Reproduce nothing except the lines between the line with "Rebuild this chart" and the line with "by day of administration", both ends included, and please leave out pictures.

==============================

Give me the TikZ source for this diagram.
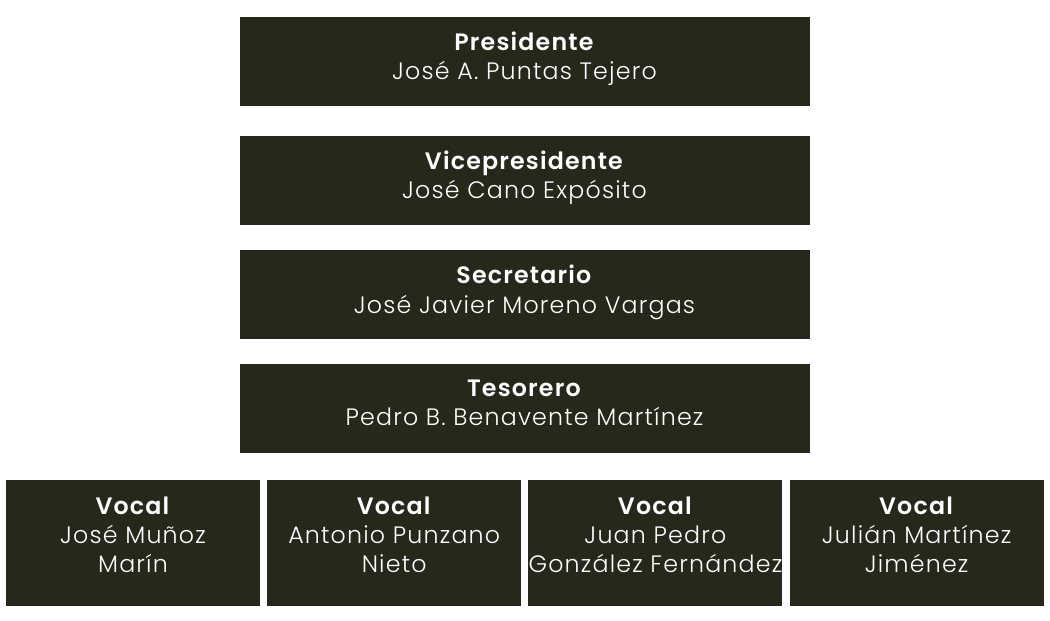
\documentclass[tikz,border=0pt]{standalone}
\usepackage{fontspec}
\setmainfont{Poppins}[UprightFont=* Light, BoldFont=* SemiBold, LetterSpace=5]
\usepackage{tikz}
\usetikzlibrary{positioning}
\definecolor{boxfill}{HTML}{26281C}

\begin{document}
\begin{tikzpicture}[node distance=0.58cm, every node/.style={text=white, font=\fontsize{13.5}{16.6}\selectfont, align=center, inner sep=0pt}, board/.style={fill=boxfill, minimum width=11.4cm, minimum height=1.78cm, text depth=0.23cm}, vocalbox/.style={fill=boxfill, minimum width=5.08cm, minimum height=2.52cm, text depth=0.33cm}]
	\useasboundingbox (0,0) rectangle (21,-12.42);
	\node[board] (pres) at (10.49,-1.23) {\textbf{Presidente}\\José A. Puntas Tejero};
	\node[board] (vice) [below=0.58cm of pres] {\textbf{Vicepresidente}\\José Cano Expósito};
	\node[board] (secr) [below=0.5cm of vice] {\textbf{Secretario}\\José Javier Moreno Vargas};
	\node[board] (teso) [below=0.48cm of secr] {\textbf{Tesorero}\\Pedro B. Benavente Martínez};
	\node[vocalbox] (vocal1) at (2.66,-10.86) {\textbf{Vocal}\\José Muñoz\\Marín};
	\node[vocalbox] (vocal2) [right=0.13cm of vocal1] {\textbf{Vocal}\\Antonio Punzano\\Nieto};
	\node[vocalbox] (vocal3) [right=0.13cm of vocal2] {\textbf{Vocal}\\Juan Pedro\\González Fernández};
	\node[vocalbox] (vocal4) [right=0.13cm of vocal3] {\textbf{Vocal}\\Julián Martínez\\Jiménez};
\end{tikzpicture}
\end{document}
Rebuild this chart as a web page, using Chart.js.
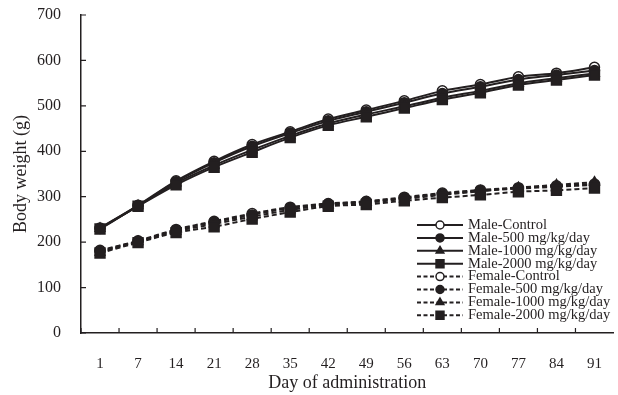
<!DOCTYPE html>
<html>
<head>
<meta charset="utf-8">
<script src="https://cdn.jsdelivr.net/npm/chart.js@4.4.1/dist/chart.umd.min.js"></script>
<style>
html, body { margin: 0; padding: 0; background: #fff; overflow: hidden; }
</style>
</head>
<body>
<canvas id="bodyWeightChart" width="622" height="395"></canvas>
<script>
// Body weight by day of administration

const days = [1, 7, 14, 21, 28, 35, 42, 49, 56, 63, 70, 77, 84, 91];
const yTicks = [0, 100, 200, 300, 400, 500, 600, 700];

const maleControl = [231, 281, 335, 378, 415, 443, 471, 491, 511, 533, 547, 564, 572, 585];
const male500 = [230, 280, 333, 375, 411, 440, 467, 487, 507, 527, 542, 558, 568, 578];
const male1000 = [230, 280, 330, 369, 403, 434, 461, 481, 499, 518, 533, 550, 561, 571];
const male2000 = [229, 279, 326, 365, 398, 430, 457, 476, 495, 514, 529, 546, 557, 568];

const femaleControl = [182, 203, 228, 246, 263, 277, 285, 290, 299, 308, 315, 320, 324, 328];
const female500 = [180, 202, 226, 244, 260, 275, 284, 289, 297, 306, 313, 318, 322, 326];
const female1000 = [178, 201, 224, 240, 256, 271, 282, 287, 295, 304, 312, 320, 326, 332];
const female2000 = [176, 199, 221, 234, 251, 266, 279, 283, 291, 298, 304, 311, 314, 319];

const ink = '#231f20';

function makeSeries(label, data, marker, dashed, order) {
    const radius = { open: 5, circle: 5, triangle: 5.5, rect: 7 }[marker];
    return {
        label: label,
        data: data,
        order: order,
        borderColor: ink,
        borderWidth: 2,
        borderDash: dashed ? [5, 3] : [],
        pointStyle: marker === 'open' ? 'circle' : marker,
        pointRadius: radius,
        pointHoverRadius: radius,
        pointBackgroundColor: marker === 'open' ? '#fff' : ink,
        pointBorderColor: ink,
        pointBorderWidth: 1.5,
        tension: 0.3,
        fill: false
    };
}

// short tick marks pointing into the plot
const innerTicks = {
    id: 'innerTicks',
    afterDraw(chart) {
        const { ctx, chartArea, scales: { x, y } } = chart;
        ctx.save();
        ctx.strokeStyle = ink;
        ctx.lineWidth = 1.2;
        ctx.beginPath();
        y.ticks.forEach((t, i) => {
            const py = y.getPixelForTick(i);
            ctx.moveTo(chartArea.left, py);
            ctx.lineTo(chartArea.left + 5, py);
        });
        const half = (x.getPixelForTick(1) - x.getPixelForTick(0)) / 2;
        x.ticks.forEach((t, i) => {
            const px = x.getPixelForTick(i) - half;
            ctx.moveTo(px, chartArea.bottom);
            ctx.lineTo(px, chartArea.bottom - 5);
        });
        ctx.stroke();
        ctx.restore();
    }
};

// legend drawn inside the plot, lower right
const insideLegend = {
    id: 'insideLegend',
    afterDraw(chart, args, opts) {
        const ctx = chart.ctx;
        ctx.save();
        ctx.font = opts.font;
        ctx.textBaseline = 'middle';
        ctx.textAlign = 'left';
        chart.data.datasets.forEach((ds, i) => {
            const yy = opts.top + i * opts.rowHeight;
            ctx.strokeStyle = ds.borderColor;
            ctx.lineWidth = ds.borderWidth;
            ctx.setLineDash(ds.borderDash.length ? [4, 2.5] : []);
            ctx.beginPath();
            ctx.moveTo(opts.left, yy);
            ctx.lineTo(opts.left + opts.lineLength, yy);
            ctx.stroke();
            ctx.setLineDash([]);
            ctx.fillStyle = ds.pointBackgroundColor;
            ctx.strokeStyle = ds.pointBorderColor;
            ctx.lineWidth = ds.pointBorderWidth;
            Chart.helpers.drawPoint(ctx, {
                pointStyle: ds.pointStyle,
                radius: ds.pointRadius * 0.8,
                borderWidth: ds.pointBorderWidth,
                rotation: 0
            }, opts.left + opts.lineLength / 2, yy);
            ctx.fillStyle = ink;
            ctx.fillText(ds.label, opts.left + opts.lineLength + opts.gap, yy);
        });
        ctx.restore();
    }
};

Chart.defaults.font.family = '"Liberation Serif", "DejaVu Serif", serif';
Chart.defaults.color = ink;

const ctx = document.getElementById('bodyWeightChart').getContext('2d');
new Chart(ctx, {
    type: 'line',
    data: {
        labels: days,
        datasets: [
            makeSeries('Male-Control', maleControl, 'open', false, 8),
            makeSeries('Male-500 mg/kg/day', male500, 'circle', false, 7),
            makeSeries('Male-1000 mg/kg/day', male1000, 'triangle', false, 6),
            makeSeries('Male-2000 mg/kg/day', male2000, 'rect', false, 5),
            makeSeries('Female-Control', femaleControl, 'open', true, 4),
            makeSeries('Female-500 mg/kg/day', female500, 'circle', true, 3),
            makeSeries('Female-1000 mg/kg/day', female1000, 'triangle', true, 2),
            makeSeries('Female-2000 mg/kg/day', female2000, 'rect', true, 1)
        ]
    },
    options: {
        responsive: false,
        animation: false,
        events: [],
        layout: { padding: { top: 15, right: 1, left: 0, bottom: 0 } },
        plugins: {
            legend: { display: false },
            tooltip: { enabled: false },
            insideLegend: {
                font: '14.5px "Liberation Serif", serif',
                top: 225,
                rowHeight: 12.9,
                left: 417,
                lineLength: 46,
                gap: 5
            }
        },
        scales: {
            x: {
                type: 'category',
                offset: true,
                grid: { display: false, offset: true },
                border: { display: true, color: ink, width: 1.5 },
                ticks: { font: { size: 15 }, padding: 14, maxRotation: 0, autoSkip: false },
                title: {
                    display: true,
                    text: 'Day of administration',
                    font: { size: 18 },
                    padding: { top: 0, bottom: 1 }
                },
                afterFit(scale) {
                    scale.height = 62;
                    scale.paddingLeft = 0;
                    scale.paddingRight = 0;
                }
            },
            y: {
                min: 0,
                max: 700,
                afterBuildTicks(scale) { scale.ticks = yTicks.map(v => ({ value: v })); },
                grid: { display: false },
                border: { display: true, color: ink, width: 1.5 },
                ticks: { font: { size: 16 }, padding: 12 },
                title: {
                    display: true,
                    text: 'Body weight (g)',
                    font: { size: 18 },
                    padding: { top: 10, bottom: 10 }
                },
                afterFit(scale) {
                    scale.width = 81;
                    scale.paddingTop = 0;
                    scale.paddingBottom = 0;
                }
            }
        }
    },
    plugins: [innerTicks, insideLegend]
});
</script>
</body>
</html>
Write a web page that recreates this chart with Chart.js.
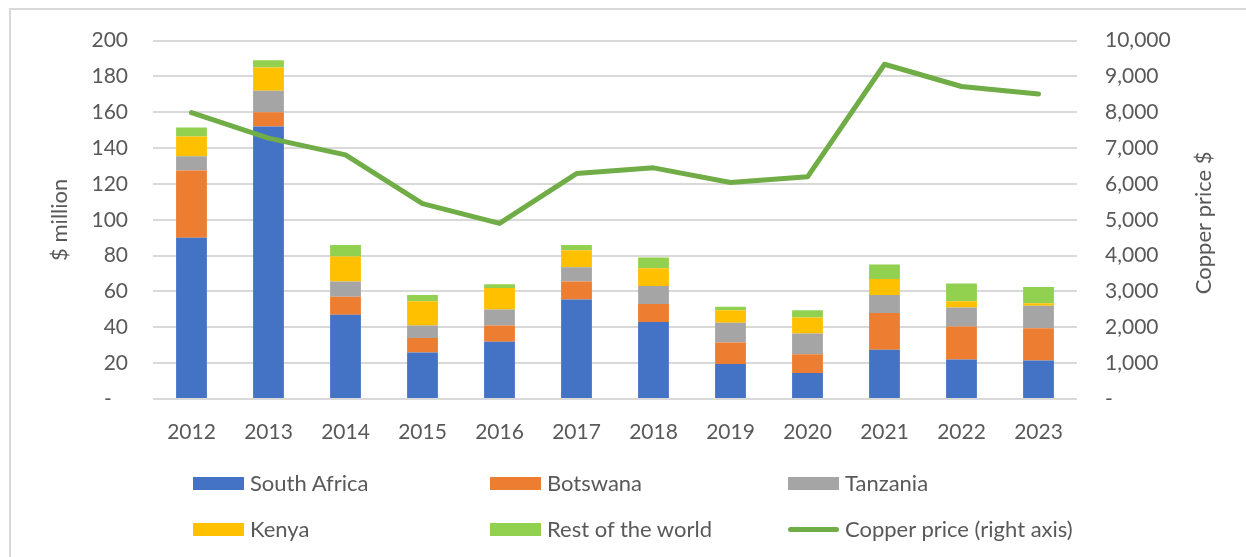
<!DOCTYPE html>
<html>
<head>
<meta charset="utf-8">
<title>Copper exports and copper price</title>
<script src="https://cdn.jsdelivr.net/npm/chart.js@4.4.1/dist/chart.umd.min.js"></script>
<style>
  html, body { margin: 0; padding: 0; background: #fff; }
  body { width: 1246px; height: 557px; overflow: hidden; position: relative; font-family: Lato, sans-serif; }
  #frame {
    position: absolute; left: 9px; top: 8px; width: 1300px; height: 600px;
    border-left: 2px solid #d9d9d9; border-top: 2px solid #d9d9d9;
  }
  #wrap { position: absolute; left: 0; top: 0; width: 1246px; height: 557px; }
  #legend {
    position: absolute; left: 193px; top: 470px;
    display: grid; grid-template-columns: 297px 298px 300px; row-gap: 20px;
    color: #595959; font-size: 22px; line-height: 26px;
  }
  .item { display: flex; align-items: center; height: 26px; }
  .swatch { width: 51px; height: 13px; margin-right: 6px; }
  .swatch.line { height: 5px; border-radius: 3px; }
</style>
</head>
<body>
<div id="frame"></div>
<div id="wrap"><canvas id="chart" width="1246" height="557"></canvas></div>
<div id="legend"></div>
<script>
// Years on the category axis
const years = ['2012', '2013', '2014', '2015', '2016', '2017', '2018', '2019', '2020', '2021', '2022', '2023'];

// Export values by destination, $ million
const southAfrica = [90, 152, 47, 26, 32, 55.5, 43, 19.5, 14.5, 27.5, 22, 21.5];
const botswana    = [37.5, 8, 10, 8, 9, 10, 10, 12, 10.5, 20.5, 18.5, 18];
const tanzania    = [8, 12, 8.5, 7, 9, 8, 10, 11, 11.5, 10, 10.5, 12.5];
const kenya       = [11, 13, 14, 13.5, 12, 9.5, 10, 7, 9, 9, 3.5, 1.5];
const restOfWorld = [5, 4, 6.5, 3.5, 2, 3, 6, 2, 4, 8, 10, 9];

// Average copper price, $ per tonne (right axis)
const copperPrice = [7990, 7280, 6810, 5450, 4900, 6290, 6450, 6040, 6200, 9340, 8720, 8510];

// Axis ranges and steps
const leftTicks = { min: 0, max: 200, step: 20 };
const rightTicks = { min: 0, max: 10000, step: 1000 };

const textColor = '#595959';
const gridColor = '#d9d9d9';

Chart.defaults.font.family = 'Lato, sans-serif';
Chart.defaults.color = textColor;

function barSet(label, data, color) {
  return {
    type: 'bar',
    label: label,
    data: data,
    backgroundColor: color,
    borderWidth: 0,
    yAxisID: 'y',
    order: 1,
    barPercentage: 0.8,
    categoryPercentage: 0.5
  };
}

// Right axis title reads bottom-to-top, so it is drawn by hand
const rightTitle = {
  id: 'rightTitle',
  afterDraw(chart) {
    const ctx = chart.ctx;
    const area = chart.chartArea;
    ctx.save();
    ctx.translate(1204, (area.top + area.bottom) / 2 + 3);
    ctx.rotate(-Math.PI / 2);
    ctx.fillStyle = textColor;
    ctx.font = '22px Lato, sans-serif';
    ctx.textAlign = 'center';
    ctx.textBaseline = 'middle';
    ctx.fillText('Copper price $', 0, 0);
    ctx.restore();
  }
};

const chart = new Chart(document.getElementById('chart'), {
  data: {
    labels: years,
    datasets: [
      barSet('South Africa', southAfrica, '#4472c4'),
      barSet('Botswana', botswana, '#ed7d31'),
      barSet('Tanzania', tanzania, '#a5a5a5'),
      barSet('Kenya', kenya, '#ffc000'),
      barSet('Rest of the world', restOfWorld, '#92d050'),
      {
        type: 'line',
        label: 'Copper price (right axis)',
        data: copperPrice,
        borderColor: '#70ad47',
        backgroundColor: '#70ad47',
        borderWidth: 5,
        borderCapStyle: 'round',
        borderJoinStyle: 'round',
        pointRadius: 0,
        tension: 0,
        yAxisID: 'y1',
        order: 0
      }
    ]
  },
  options: {
    responsive: false,
    animation: false,
    layout: { padding: { left: 40, top: 38, right: 18, bottom: 0 } },
    plugins: {
      legend: { display: false },
      tooltip: { enabled: false }
    },
    scales: {
      x: {
        stacked: true,
        grid: { display: false },
        border: { display: false },
        ticks: { font: { size: 21 }, color: textColor, padding: 13 },
        afterFit(scale) { scale.height = 158; }
      },
      y: {
        position: 'left',
        stacked: true,
        min: leftTicks.min,
        max: leftTicks.max,
        grid: { color: gridColor, lineWidth: 2, drawTicks: false },
        border: { display: false },
        ticks: {
          stepSize: leftTicks.step,
          font: { size: 21 },
          color: textColor,
          padding: 25,
          callback: v => v === 0 ? '-   ' : v
        },
        title: {
          display: true,
          text: '$ million',
          font: { size: 22 },
          color: textColor,
          padding: { top: 7, bottom: 0 }
        },
        afterFit(scale) { scale.width = 113; }
      },
      y1: {
        position: 'right',
        min: rightTicks.min,
        max: rightTicks.max,
        grid: { drawOnChartArea: false, drawTicks: false },
        border: { display: false },
        ticks: {
          stepSize: rightTicks.step,
          font: { size: 21 },
          color: textColor,
          padding: 28,
          callback: v => v === 0 ? '-' : v.toLocaleString('en-US')
        },
        afterFit(scale) { scale.width = 151; }
      }
    }
  },
  plugins: [rightTitle]
});

// Build the legend in three columns from the chart's own datasets
function renderLegend() {
  const legendEl = document.getElementById('legend');
  legendEl.innerHTML = '';
  chart.data.datasets.forEach(ds => {
    const item = document.createElement('div');
    item.className = 'item';
    const sw = document.createElement('span');
    sw.className = ds.type === 'line' ? 'swatch line' : 'swatch';
    sw.style.background = ds.type === 'line' ? ds.borderColor : ds.backgroundColor;
    const txt = document.createElement('span');
    txt.textContent = ds.label;
    item.appendChild(sw);
    item.appendChild(txt);
    legendEl.appendChild(item);
  });
}
renderLegend();
</script>
</body>
</html>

==============================

TASK RESPONSE:
Rebuild this chart as a web page, using Chart.js.
<!DOCTYPE html>
<html>
<head>
<meta charset="utf-8">
<script src="https://cdn.jsdelivr.net/npm/chart.js@4.4.1/dist/chart.umd.min.js"></script>
<style>
html, body { margin: 0; padding: 0; background: #fff; overflow: hidden; }
</style>
</head>
<body>
<canvas id="bodyWeightChart" width="622" height="395"></canvas>
<script>
// Body weight by day of administration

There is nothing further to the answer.